Pastor Joel Osteen's 2004 book "Your Best Life Now" has sold more than 4 million copies -- buoyed in part by one uplifting and irresistible message: Positive thinking and faith will lead to material success and happiness. Now he's back with a new book and a new message for a new era: patience.

Back in 2005, he told BusinessWeek that "God's dream is that we be successful in our careers, and that we be able to send our kids to college. I don't mean that everyone is going to be rich, and I preach a lot on blooming where you're planted. But I don't have the mindset that money is a bad thing. . . I think we should have a mindset that God wants us to prosper in our relationships, our health, and our finances. God's desire is that we excel."

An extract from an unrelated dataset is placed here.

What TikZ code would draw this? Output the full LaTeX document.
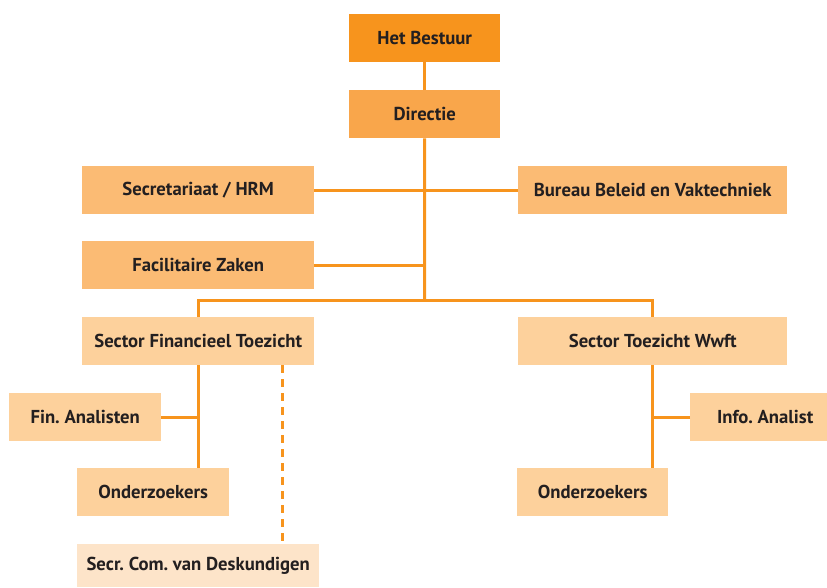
\documentclass[tikz,border=0pt]{standalone}
\usepackage{fontspec}
\setmainfont{PT Sans}
\frenchspacing
\begin{document}
\begin{tikzpicture}[x=1pt,y=-1pt,
  box/.style={rectangle,inner sep=0pt,anchor=north west,text=txt,
    font=\fontsize{18.7}{20}\selectfont\bfseries},
  link/.style={draw=lineor,line width=3pt},
]
\definecolor{txt}{HTML}{231F20}
\definecolor{lineor}{HTML}{F7941D}
\definecolor{lvA}{HTML}{F7941D}
\definecolor{lvB}{HTML}{F9A64B}
\definecolor{lvC}{HTML}{FBBB74}
\definecolor{lvD}{HTML}{FDD19C}
\definecolor{lvE}{HTML}{FDE4C9}
\useasboundingbox (0,0) rectangle (827,587);

% boxes: fill colour, top-left corner, size
\node[box,fill=lvA,minimum width=151pt,minimum height=48pt] (bestuur) at (349,14) {Het Bestuur};
\node[box,fill=lvB,minimum width=151pt,minimum height=48pt] (directie) at (349,90) {Directie};
\node[box,fill=lvC,minimum width=232pt,minimum height=48pt] (secr) at (82,166) {Secretariaat / HRM};
\node[box,fill=lvC,minimum width=269pt,minimum height=48pt] (bureau) at (518,166) {Bureau Beleid en Vaktechniek};
\node[box,fill=lvC,minimum width=232pt,minimum height=48pt] (fac) at (82,241) {Facilitaire Zaken};
\node[box,fill=lvD,minimum width=232pt,minimum height=48pt] (sft) at (82,317) {Sector Financieel Toezicht};
\node[box,fill=lvD,minimum width=269pt,minimum height=48pt] (stw) at (518,317) {Sector Toezicht Wwft};
\node[box,fill=lvD,minimum width=152pt,minimum height=48pt] (fin) at (9,393) {Fin. Analisten};
\node[box,fill=lvD,minimum width=152pt,minimum height=48pt] (ondL) at (77,468) {Onderzoekers};
\node[box,fill=lvE,minimum width=242pt,minimum height=43pt] (deskundigen) at (77,544) {Secr. Com. van Deskundigen};
\node[box,fill=lvD,minimum width=137pt,minimum height=48pt] (info) at (690,393) {\hspace*{13pt}Info. Analist};
\node[box,fill=lvD,minimum width=151pt,minimum height=48pt] (ondR) at (517,468) {Onderzoekers};

\coordinate (split) at (424.5,300);

% management line
\draw[link] (bestuur) -- (directie);
\draw[link] (directie.south) -- (split);
\draw[link] (secr.east) -- (bureau.west);
\draw[link] (fac.east) -- (fac.east -| directie.south);
\draw[link] (sft.north) |- (split) -| (stw.north);

% sector Financieel Toezicht
\draw[link] (sft.south) -- (sft.south |- ondL.north);
\draw[link] (fin.east) -- (fin.east -| sft.south);
\draw[link,dash pattern=on 8pt off 6pt] ([xshift=84pt]sft.south) -- ([xshift=84pt]sft.south |- deskundigen.north);

% sector Toezicht Wwft
\draw[link] (stw.south) -- (stw.south |- ondR.north);
\draw[link] (info.west) -- (info.west -| stw.south);
\end{tikzpicture}
\end{document}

But there's just been just one problem: for all the talk of the prosperity gospel and God's tendency to impart material gain on those who have faith in him, no evidence has emerged that suggests that people who believe in God were less likely to lose their jobs, their homes or their retirement funds to the financial meltdown.



Enter Osteen's latest book -- sure to be a bestseller -- "It's Your Time: Activate Your Faith, Achieve Your Dreams, and Increase in God's Favor."

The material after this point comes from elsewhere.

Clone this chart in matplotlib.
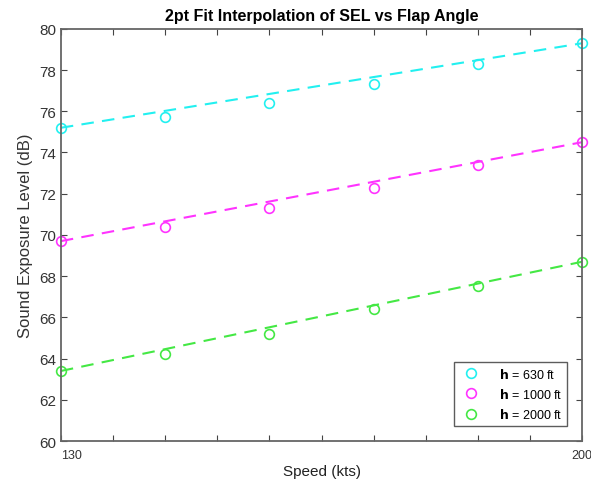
import numpy as np
import matplotlib
matplotlib.use("Agg")
import matplotlib.pyplot as plt

plt.rcParams['font.family'] = ['Liberation Sans', 'DejaVu Sans']

speed = [130, 144, 158, 172, 186, 200]
sel_630 = [75.2, 75.7, 76.4, 77.3, 78.3, 79.3]
sel_1000 = [69.7, 70.4, 71.3, 72.3, 73.4, 74.5]
sel_2000 = [63.4, 64.2, 65.2, 66.4, 67.5, 68.7]
labels = [r"$\mathbf{h}$ = 630 ft", r"$\mathbf{h}$ = 1000 ft", r"$\mathbf{h}$ = 2000 ft"]
colors = ['#22f0f0', '#ff33ff', '#44e844']

fig = plt.figure(figsize=(5.91, 4.89), dpi=100)
ax = fig.add_axes([0.103, 0.096, 0.882, 0.843])

for y, lab, c in zip([sel_630, sel_1000, sel_2000], labels, colors):
    ax.plot(speed, y, 'o', mfc='none', mec=c, ms=7, mew=1.2, label=lab, clip_on=False)
    # 2pt fit: straight line through first and last point
    ax.plot([speed[0], speed[-1]], [y[0], y[-1]], '--', color=c, lw=1.5, dashes=(6, 4))

ax.set_xlim(130, 200)
ax.set_ylim(60, 80)
ax.set_yticks(np.arange(60, 81, 2))
ax.set_xticks(np.arange(130, 201, 7))
ax.set_xticklabels(['130'] + [''] * 9 + ['200'], fontsize=9, color='#333333')
ax.get_xticklabels()[0].set_ha('left')
ax.tick_params(axis='x', pad=6)
ax.tick_params(axis='y', labelsize=11, labelcolor='#333333')
ax.tick_params(direction='in', top=True, right=True, length=4, color='#444444')
for s in ax.spines.values():
    s.set_color('#666666')
    s.set_linewidth(1.3)

ax.set_title("2pt Fit Interpolation of SEL vs Flap Angle", fontsize=11.5, fontweight='bold', pad=6)
ax.set_xlabel("Speed (kts)", fontsize=11, color='#222222', labelpad=2)
ax.set_ylabel("Sound Exposure Level (dB)", fontsize=12, color='#333333')

leg = ax.legend(loc='lower right', fontsize=9, fancybox=False, edgecolor='#333333',
                borderaxespad=1.2, handletextpad=1.2)
leg.get_frame().set_linewidth(1.0)

fig.savefig('out.png', dpi=100)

In it, he advises readers struggling with recessionary challenges to keep the faith and stay upbeat: "Another few days of believing, another few weeks of doing the right thing, or another few months of staying in faith and you will see that promise come to pass."

But that's a bunch of garbage, according to Barbara Ehrenreich's new book "Bright-sided: How the Relentless Promotion of Positive Thinking Has Undermined America"

Plenty of people have plenty of faith and a great attitude and bad stuff still happens -- and "another few days of believing" isn't always of much help, according to her book.

Writes Ehrenreich: "If optimism is the key to material success, and if you can achieve an optimistic outlook through the discipline of positive thinking, then there is no excuse for failure. The flip side of positivity is thus a harsh insistence on personal responsibility: if your business fails or your job is eliminated, it must be because you didn't try hard enough, didn't believe firmly enough in the inevitability of your success. As the economy has brought more layoffs and financial turbulence to the middle class, the promoters of positive thinking have increasingly emphasized this negative judgment: to be disappointed, resentful, or downcast is to be a "victim" and a "whiner."

Before you shell out $25 for a copy of Osteen's lastest book, it might be wise to consider the findings of a new study conducted by Joseph Forgas, a professor of psychology at Australia's University of New South Wales: A "mild negative mood" may help you pay attention.